Why blood clot prevention?

Deep Vein Thrombosis (DVT) is a potentially fatal medical condition caused by the formation of blood clots in the veins of the lower leg, generally within the calf. If a DVT becomes dislodged, it can travel through the circulatory system to the heart, lungs, or brain potentially resulting in cardiac arrest, pulmonary embolism, or a stroke. All of these outcomes pose a significant and potentially fatal risk to the patient.

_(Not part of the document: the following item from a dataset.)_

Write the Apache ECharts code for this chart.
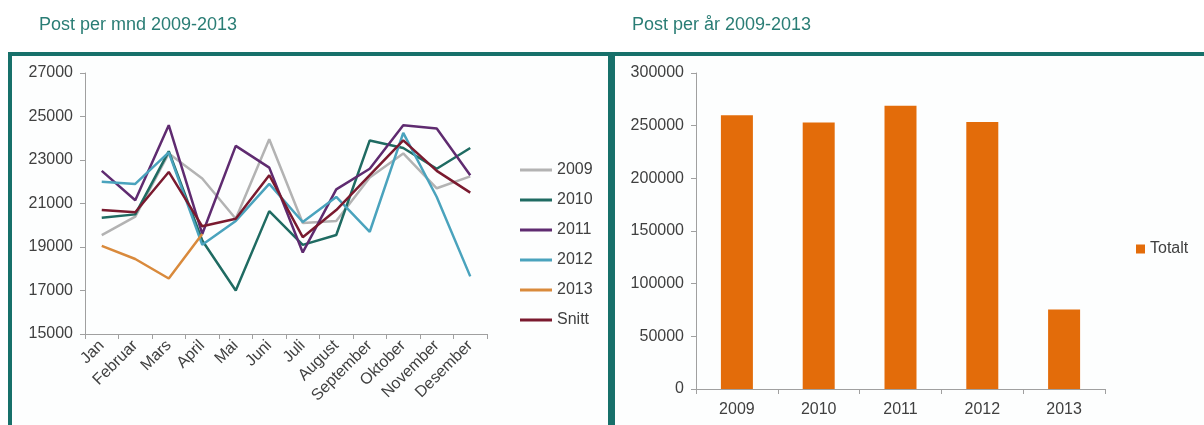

DVT’s are the third most common vascular disease in the United States and are responsible for roughly 300,000 deaths each year in the United States alone. They are generally caused by patients remaining stationary or bedridden for long periods of time, such as that required for pre and post operative in-patient care. Since infirmities developed because of in-patient care are generally a hospital’s responsibility to treat at no cost to the patient, DVT’s have become a significant drain on hospital staff and resources.

The need

The products currently available for the prevention and treatment of DVT’s are ineffective, as evidenced by the continual prevalence and severity of DVT’s. The two families of products commercially available for the treatment of DVT’s are compression socks and inflatable, single-bladder compression sleeves, both of which use light compression to improve circulation. These products provide 20-50mmHg of compression, which is ineffective at preventing DVT’s based on their continued prevalence. Manual massaging, however, has been shown effective in the prevention of DVT’s, though no product currently exists which combines automated mechanical massaging with compression.

Our product

The aim of our group is to produce a first-of-its-kind compression sock which uses targeted pressure application through three inflatable air bladders placed along the gastrocnemius muscle bellies. This localized compression of 80-120mmHg would provide the necessary mechanical massaging of the posterior calf to effectively work to prevent the formation of DVTs. A small, portable housing (pictured below) will house the battery powered electrical components of the device and provide a simple user interface. After switching the device on, the user will be able to toggle through four different pressure and time settings with the use of a pushbutton to choose the setting most applicable to their medical need. Arduino controlled logic will then inflate the bladders sequentially to the desired pressure for the selected amount of time, housed within a comfortable, adjustable sleeve (pictured below), and massage the posterior calf in a rolling-pin motion to promote blood flow.